My fiance wants his two sister-in-laws to be bridesmaids in the
wedding (mainly because his two brothers will be groomsmen). I
am not strongly opposed to asking the two sister in laws, however,
I have a list of friends (5, but I could choose more!) I have
wanted to invite for a long time. Now, having to include his two
family members, I can only choose 3 friends and I am worried about
who to choose, or even, if I HAVE to ask the two sister in laws.
No one has been asked yet. I need to make a better decision in
my head first.
Please let me know what to do. Is it rude to decide that I do
not want the two sister-in laws?
A1.It
is not usual to have a sister in law as a bridesmaid, unless of
course you happen to be close friends! Your fiancé gets
to choose his groomsmen and you choose your bridesmaids (not him!)

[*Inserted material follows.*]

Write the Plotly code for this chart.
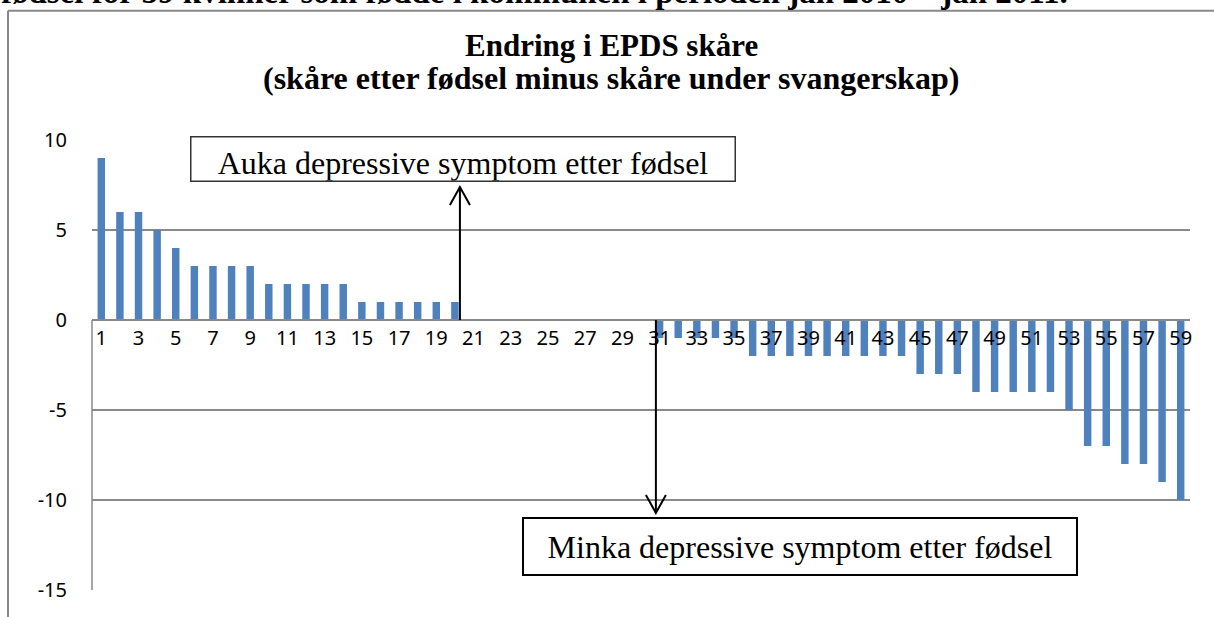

I am quite sure that your sister in laws do not expect to be asked
and are quite happy to attend the wedding as guests. It is certainly
not rude to not invite them to be bridesmaids and you should ask
the friends you want.
Hope this helps!
(Answered
by Suzie Gillespie)
A2. There is no etiquette which determines
that you should invite your sister-in-laws just because your fiance
will be having their husbands as groomsmen. It is your perogative
to decide who you would like to be your attendants and you should
choose who you want the most.
Often there is an 'expectation' from families that certain members
will be involved automatically just because they are family. I
think you're entitled to have whatever you've always dreamed of
and if this involves your close friends then go ahead and invite
them. Your sister-in-laws may not have even considered the thought
that you might ask them to be bridesmaids or even want to be so
you might be worrying about nothing!
You could always offer your sister-in-laws some other role in
the wedding, maybe get them involved with planning or give them
an alternative responsibility on the day (like reading a poem
at the service) which will show them that they are still important
to you.
I'm sure everything will work out fine. Good luck
(Answered
by Siobhan Barron)
A3. It is normal to have 1 or 2 of the
grooms sisters as bridesmaids but not sister-in-laws, this is
something I have never heard of before! So, to answer your question
I would sit him down and explain you have 5 friends very dear
to you that you would like as bridesmaids and it would be incredibly
hard to choose between them.
Do the sister-in-laws have children? If so, you can remind your
fiancee that the children would need their Mums to look after
them.
Are all your friends unmarried? If yes then great, traditionally
Bridesmaids should be unmarried which means your sister-in-laws
are not suitable.
Do your sister-in-laws have small children i.e flowergirl ages?
This could be a great way to involve them.
I hope this helps and best of luck with your wedding planning.
(Answered
by Bernadette Chapman)
A4. There is still plenty of time between
now and your wedding, so you have loads of time to think about
your choice of attendants. Attendants are normally made up from
friends or family from both the bride and groom and I can understand
why your fiance would like his sister-in-laws to be bridesmaids.
That said, his sister-in-laws are probably not expecting to be
asked seeing as they are not blood relatives.
Is your fiancee choosing his groomsmen? If he is then you may
like to agree with him that he chooses his attendants and you
choose yours. You have time on your side and there is no reason
why you can't have any number of bridesmaids, if cost is a consideration,
you could always suggest that your bridesmaids contribute to their
outfits. If you decide that you have to leave somebody out from
being a bridesmaid, how about asking them to do a reading, that
way they still play an important role in the ceremony.
Another option, do your fiances sister-in-laws have children?
iI so, I am sure that they would be thrilled if you asked their
little boy or girl to be page boy or flower girl.By doing this,
you keep the adult attendants to those friends that you have selected
but keep his family happy by involving the little ones.
Good luck.
(Answered
by Tracey Ellis)
This question comes up time and time again and I always say the
same thing. The bridesmaid is the brides domain. It is easy to
say, but you really do have to go with who you would like.
The bridesmaids are there to assist the bride, therefore
it should be the brides choice. And if that happens to be close
friends over in-laws, then so be it. Perhaps you should not have
5 bridesmaid and so reduce the scope for strife between you and
your fiancé. Instead pick 2 of your oldest friends, or
closest friends, to match the groomsmen. Also you could share
tasks with the other friends and sister inlaws, making them feel
included.
It will all work out – remember, weddings
are a joyous occasion and are not meant to be a political battleground.